▶ **EXERCISE DIRECTIONS**
Give the listing again character for character, but drop the images.
* Start STORED RECORDS *
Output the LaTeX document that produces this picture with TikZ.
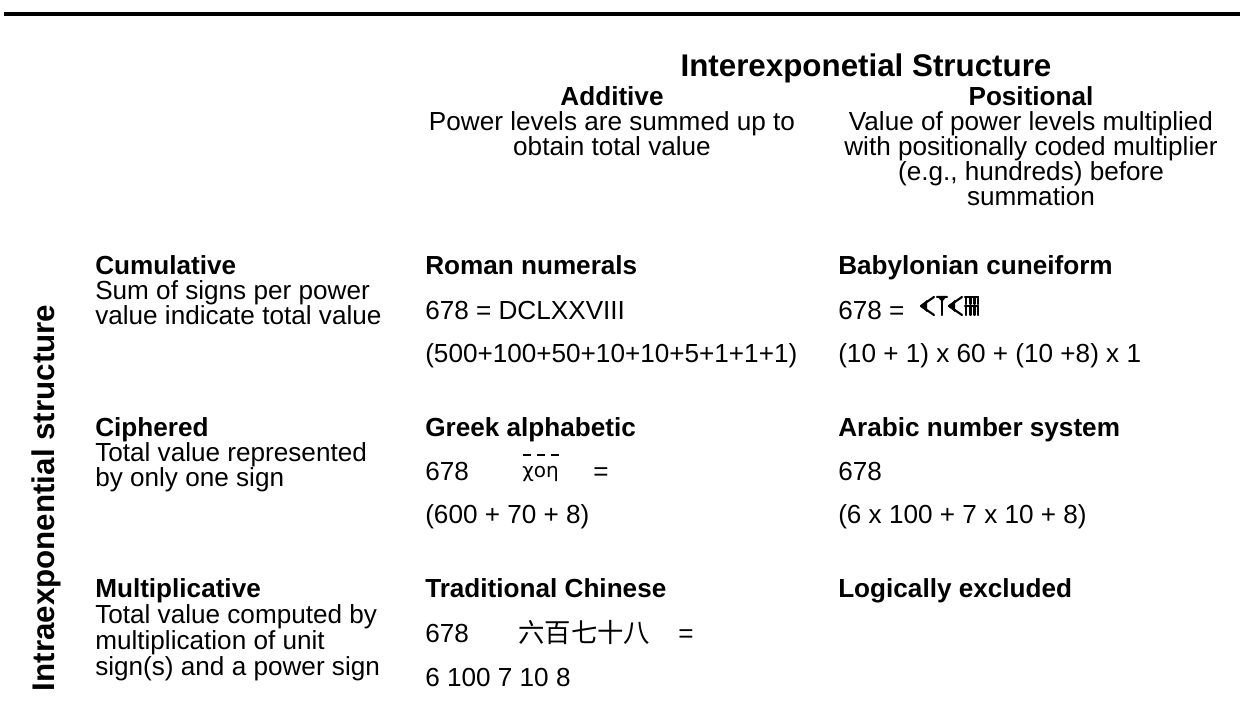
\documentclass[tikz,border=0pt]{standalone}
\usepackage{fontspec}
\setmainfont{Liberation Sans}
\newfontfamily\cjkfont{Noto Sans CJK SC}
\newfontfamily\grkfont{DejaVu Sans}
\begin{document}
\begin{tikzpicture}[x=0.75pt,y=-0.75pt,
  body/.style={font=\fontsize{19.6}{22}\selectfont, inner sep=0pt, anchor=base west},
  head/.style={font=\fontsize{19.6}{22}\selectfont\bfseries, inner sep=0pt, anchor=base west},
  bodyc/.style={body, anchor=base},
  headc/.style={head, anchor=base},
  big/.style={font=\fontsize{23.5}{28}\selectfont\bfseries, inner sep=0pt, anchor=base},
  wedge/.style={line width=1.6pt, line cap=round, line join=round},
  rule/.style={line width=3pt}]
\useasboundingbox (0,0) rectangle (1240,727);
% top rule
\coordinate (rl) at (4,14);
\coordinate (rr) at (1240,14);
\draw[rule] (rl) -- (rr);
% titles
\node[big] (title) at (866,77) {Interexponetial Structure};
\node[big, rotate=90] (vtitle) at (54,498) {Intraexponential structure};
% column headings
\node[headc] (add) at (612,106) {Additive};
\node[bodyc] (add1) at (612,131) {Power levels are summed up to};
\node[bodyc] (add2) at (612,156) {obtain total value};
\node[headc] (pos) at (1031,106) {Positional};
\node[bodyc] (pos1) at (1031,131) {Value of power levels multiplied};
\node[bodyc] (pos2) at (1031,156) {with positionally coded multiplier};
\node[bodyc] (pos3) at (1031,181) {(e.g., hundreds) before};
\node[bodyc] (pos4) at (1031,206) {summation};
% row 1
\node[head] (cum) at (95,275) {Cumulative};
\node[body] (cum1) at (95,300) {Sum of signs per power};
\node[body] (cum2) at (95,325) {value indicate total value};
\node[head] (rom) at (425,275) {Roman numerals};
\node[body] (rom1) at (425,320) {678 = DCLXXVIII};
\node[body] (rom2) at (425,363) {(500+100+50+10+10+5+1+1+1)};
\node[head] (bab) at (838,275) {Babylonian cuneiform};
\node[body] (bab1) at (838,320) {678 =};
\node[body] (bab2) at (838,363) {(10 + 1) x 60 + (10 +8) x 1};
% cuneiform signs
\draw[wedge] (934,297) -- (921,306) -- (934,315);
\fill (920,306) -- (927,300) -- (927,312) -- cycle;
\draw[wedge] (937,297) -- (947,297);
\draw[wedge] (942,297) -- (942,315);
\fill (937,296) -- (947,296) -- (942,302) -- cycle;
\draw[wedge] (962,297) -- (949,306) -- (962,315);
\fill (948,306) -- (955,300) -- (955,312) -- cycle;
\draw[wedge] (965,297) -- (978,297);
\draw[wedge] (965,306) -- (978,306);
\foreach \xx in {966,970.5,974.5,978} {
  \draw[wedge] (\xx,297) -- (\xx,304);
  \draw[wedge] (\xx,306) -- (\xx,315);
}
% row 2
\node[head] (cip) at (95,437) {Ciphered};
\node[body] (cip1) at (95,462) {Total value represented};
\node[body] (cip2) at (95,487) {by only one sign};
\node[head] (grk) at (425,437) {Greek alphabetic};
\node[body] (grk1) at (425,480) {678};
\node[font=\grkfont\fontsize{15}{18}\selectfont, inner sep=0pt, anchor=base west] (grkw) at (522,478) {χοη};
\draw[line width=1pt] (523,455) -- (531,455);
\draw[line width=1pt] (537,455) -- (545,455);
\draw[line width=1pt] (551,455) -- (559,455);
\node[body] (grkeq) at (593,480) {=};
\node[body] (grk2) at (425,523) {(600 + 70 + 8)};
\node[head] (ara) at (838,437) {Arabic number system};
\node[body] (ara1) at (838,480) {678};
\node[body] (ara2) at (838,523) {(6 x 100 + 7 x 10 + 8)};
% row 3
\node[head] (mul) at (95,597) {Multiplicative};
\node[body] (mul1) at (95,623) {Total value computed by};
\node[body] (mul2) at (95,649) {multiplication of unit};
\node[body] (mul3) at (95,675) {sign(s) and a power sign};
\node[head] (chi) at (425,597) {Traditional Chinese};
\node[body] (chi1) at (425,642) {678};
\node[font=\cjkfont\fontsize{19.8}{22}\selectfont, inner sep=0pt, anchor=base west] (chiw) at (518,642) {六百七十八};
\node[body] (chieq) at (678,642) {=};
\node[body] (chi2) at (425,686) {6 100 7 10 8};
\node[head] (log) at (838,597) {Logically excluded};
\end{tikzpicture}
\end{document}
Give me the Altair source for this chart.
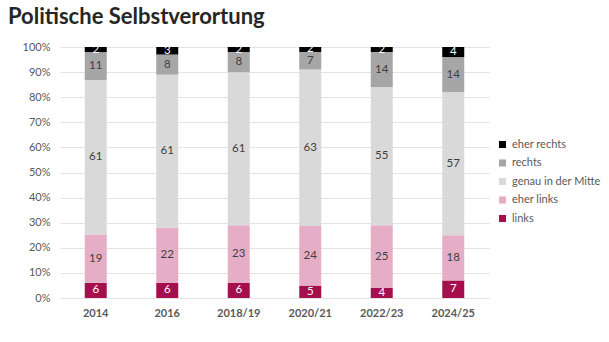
* End STORED RECORDS *
▶ **OUTPUT**
Output the LaTeX document that produces this picture with TikZ.
\documentclass[tikz,border=0pt]{standalone}
\usepackage{fontspec}
\setmainfont{Liberation Sans}
\newfontfamily\cjkfont{Noto Sans CJK SC}
\newfontfamily\grkfont{DejaVu Sans}
\begin{document}
\begin{tikzpicture}[x=0.75pt,y=-0.75pt,
  body/.style={font=\fontsize{19.6}{22}\selectfont, inner sep=0pt, anchor=base west},
  head/.style={font=\fontsize{19.6}{22}\selectfont\bfseries, inner sep=0pt, anchor=base west},
  bodyc/.style={body, anchor=base},
  headc/.style={head, anchor=base},
  big/.style={font=\fontsize{23.5}{28}\selectfont\bfseries, inner sep=0pt, anchor=base},
  wedge/.style={line width=1.6pt, line cap=round, line join=round},
  rule/.style={line width=3pt}]
\useasboundingbox (0,0) rectangle (1240,727);
% top rule
\coordinate (rl) at (4,14);
\coordinate (rr) at (1240,14);
\draw[rule] (rl) -- (rr);
% titles
\node[big] (title) at (866,77) {Interexponetial Structure};
\node[big, rotate=90] (vtitle) at (54,498) {Intraexponential structure};
% column headings
\node[headc] (add) at (612,106) {Additive};
\node[bodyc] (add1) at (612,131) {Power levels are summed up to};
\node[bodyc] (add2) at (612,156) {obtain total value};
\node[headc] (pos) at (1031,106) {Positional};
\node[bodyc] (pos1) at (1031,131) {Value of power levels multiplied};
\node[bodyc] (pos2) at (1031,156) {with positionally coded multiplier};
\node[bodyc] (pos3) at (1031,181) {(e.g., hundreds) before};
\node[bodyc] (pos4) at (1031,206) {summation};
% row 1
\node[head] (cum) at (95,275) {Cumulative};
\node[body] (cum1) at (95,300) {Sum of signs per power};
\node[body] (cum2) at (95,325) {value indicate total value};
\node[head] (rom) at (425,275) {Roman numerals};
\node[body] (rom1) at (425,320) {678 = DCLXXVIII};
\node[body] (rom2) at (425,363) {(500+100+50+10+10+5+1+1+1)};
\node[head] (bab) at (838,275) {Babylonian cuneiform};
\node[body] (bab1) at (838,320) {678 =};
\node[body] (bab2) at (838,363) {(10 + 1) x 60 + (10 +8) x 1};
% cuneiform signs
\draw[wedge] (934,297) -- (921,306) -- (934,315);
\fill (920,306) -- (927,300) -- (927,312) -- cycle;
\draw[wedge] (937,297) -- (947,297);
\draw[wedge] (942,297) -- (942,315);
\fill (937,296) -- (947,296) -- (942,302) -- cycle;
\draw[wedge] (962,297) -- (949,306) -- (962,315);
\fill (948,306) -- (955,300) -- (955,312) -- cycle;
\draw[wedge] (965,297) -- (978,297);
\draw[wedge] (965,306) -- (978,306);
\foreach \xx in {966,970.5,974.5,978} {
  \draw[wedge] (\xx,297) -- (\xx,304);
  \draw[wedge] (\xx,306) -- (\xx,315);
}
% row 2
\node[head] (cip) at (95,437) {Ciphered};
\node[body] (cip1) at (95,462) {Total value represented};
\node[body] (cip2) at (95,487) {by only one sign};
\node[head] (grk) at (425,437) {Greek alphabetic};
\node[body] (grk1) at (425,480) {678};
\node[font=\grkfont\fontsize{15}{18}\selectfont, inner sep=0pt, anchor=base west] (grkw) at (522,478) {χοη};
\draw[line width=1pt] (523,455) -- (531,455);
\draw[line width=1pt] (537,455) -- (545,455);
\draw[line width=1pt] (551,455) -- (559,455);
\node[body] (grkeq) at (593,480) {=};
\node[body] (grk2) at (425,523) {(600 + 70 + 8)};
\node[head] (ara) at (838,437) {Arabic number system};
\node[body] (ara1) at (838,480) {678};
\node[body] (ara2) at (838,523) {(6 x 100 + 7 x 10 + 8)};
% row 3
\node[head] (mul) at (95,597) {Multiplicative};
\node[body] (mul1) at (95,623) {Total value computed by};
\node[body] (mul2) at (95,649) {multiplication of unit};
\node[body] (mul3) at (95,675) {sign(s) and a power sign};
\node[head] (chi) at (425,597) {Traditional Chinese};
\node[body] (chi1) at (425,642) {678};
\node[font=\cjkfont\fontsize{19.8}{22}\selectfont, inner sep=0pt, anchor=base west] (chiw) at (518,642) {六百七十八};
\node[body] (chieq) at (678,642) {=};
\node[body] (chi2) at (425,686) {6 100 7 10 8};
\node[head] (log) at (838,597) {Logically excluded};
\end{tikzpicture}
\end{document}
Give me the Altair source for this chart.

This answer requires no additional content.